My next target wasn’t a nationally known chain. I had spotted a music store up in Fremont that looked interesting. I headed up that way.
Fremont is one of the quirky, weird neighborhoods of Seattle. Located on the south side of Lake Union, it’s also within reach of the University of Washington. It strikes me as a typical university town.
I had a hard time finding a place to park. Once I did it was quite a walk over to Dusty Strings, the music store I wanted. After a long walk in my cast I still had to negotiate a steep set of steps down to the the store, which was located below street level. But the payoff was worth it.
Dusty Strings is known for its handmade Celtic harps and hammered dulcimers. They had a display room with many of these models. I played several of the dulcimers, trying to keep the drool under control. I don’t play harp, so I didn’t try one of those. I did play several of the guitars they had in stock, as well as several Deering open back banjos. They also had an entire room of ukuleles. There were displays of several unusual instruments, as well, including citterns, mandolos, and other ethnic stringed instruments.
Dusty Strings also hosts musicians circles, jam sessions, and provides lessons. The helpful clerks provided me with a calendar of events. Maybe after the new year I’ll have to participate in one of these. As it was, I bought a couple of chord charts and headed on out.
I had a good lunch at a Thai place then though about the rest of my day. Highway 99 connects Fremont with Seattle over the dramatic Aurora Bridge. On the Fremont side of of the bridge there is a sculpture of a troll under the bridge. I didn’t drive over the Aurora Bridge to reach Fremont, but Highway 99 intrigued me. I figure that might be my target for the rest of the afternoon.
Before I-5 was built, historic Highway 99 connected the major Pacific Northwest communities with California. When it was built in the early 20th Century it was the major route along the Pacific Seaboard, running from Calexica, California to Blaine, Washington.
As with Route 66, major portions of the highway were decommissioned when the Interstates were constructed. Yet, portions of the highway remain through Oregon and Washington. Since I was so close to the old route I decided that it would be a great way to take the scenic route home.
Old 99 was definitely the slow, scenic route. It took me through the heart of the communities of Shoreline, Lynwood, and Everett, town names I’d only seen as Interstate exits. This gave me a greater flavor of the region. As with other historic highways I’ve explored, this one was dotted with remnants of the old route, including old motels and gas stations.

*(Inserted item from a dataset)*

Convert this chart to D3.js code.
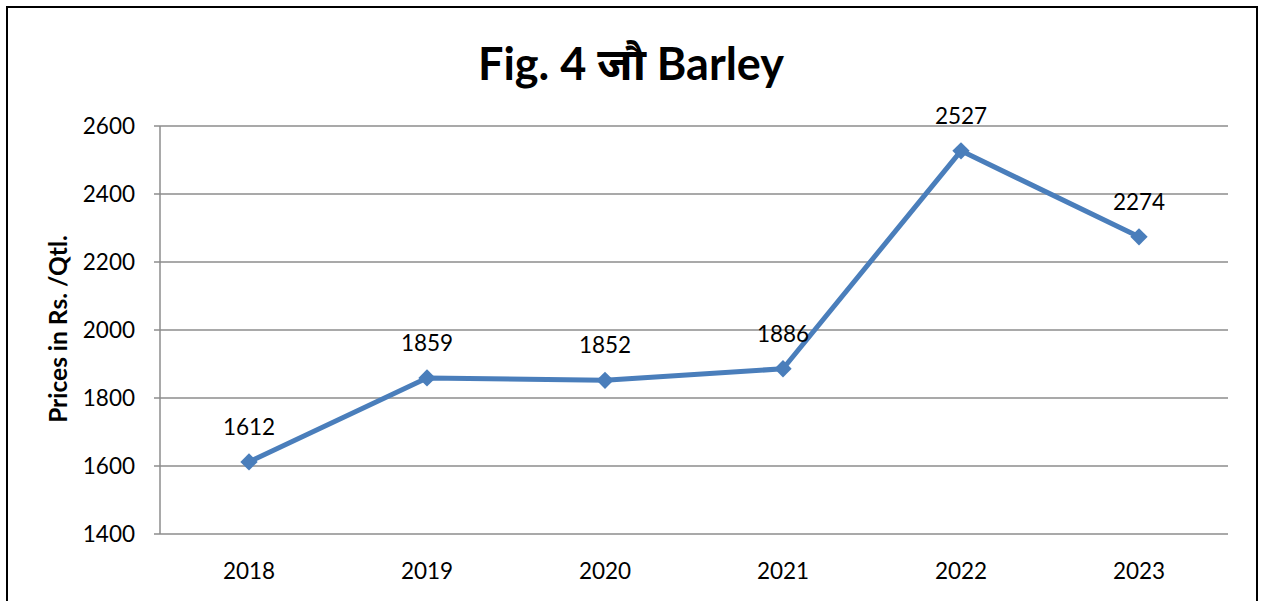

I was quickly running out of daylight. The afternoon sun was lighting the Cascades in spectacular fashion. I continued on my way, hoping to drive 99 all the way to Mount Vernon. However, somewhere around Marysville I lost the route. I got a taste for the old highway, and I think it’s worthy of its own adventure and subsequent post. I’ll have to plan that for later this year.
It was a good day out and about. The major retail places were disappointing, but I did find a cool new music store and a target for more exploration. That makes it all worthwhile.
2 thoughts on “Retail Adventures in Seattle”
Thanks for sharing your shopping tales. Mike and I have thought of finding the REI store, but it does not sound worth the effort.
It’s too bad you have to do your exploring in a cast. I’m amazed at how you do it. Thanks for sharing your adventures with us.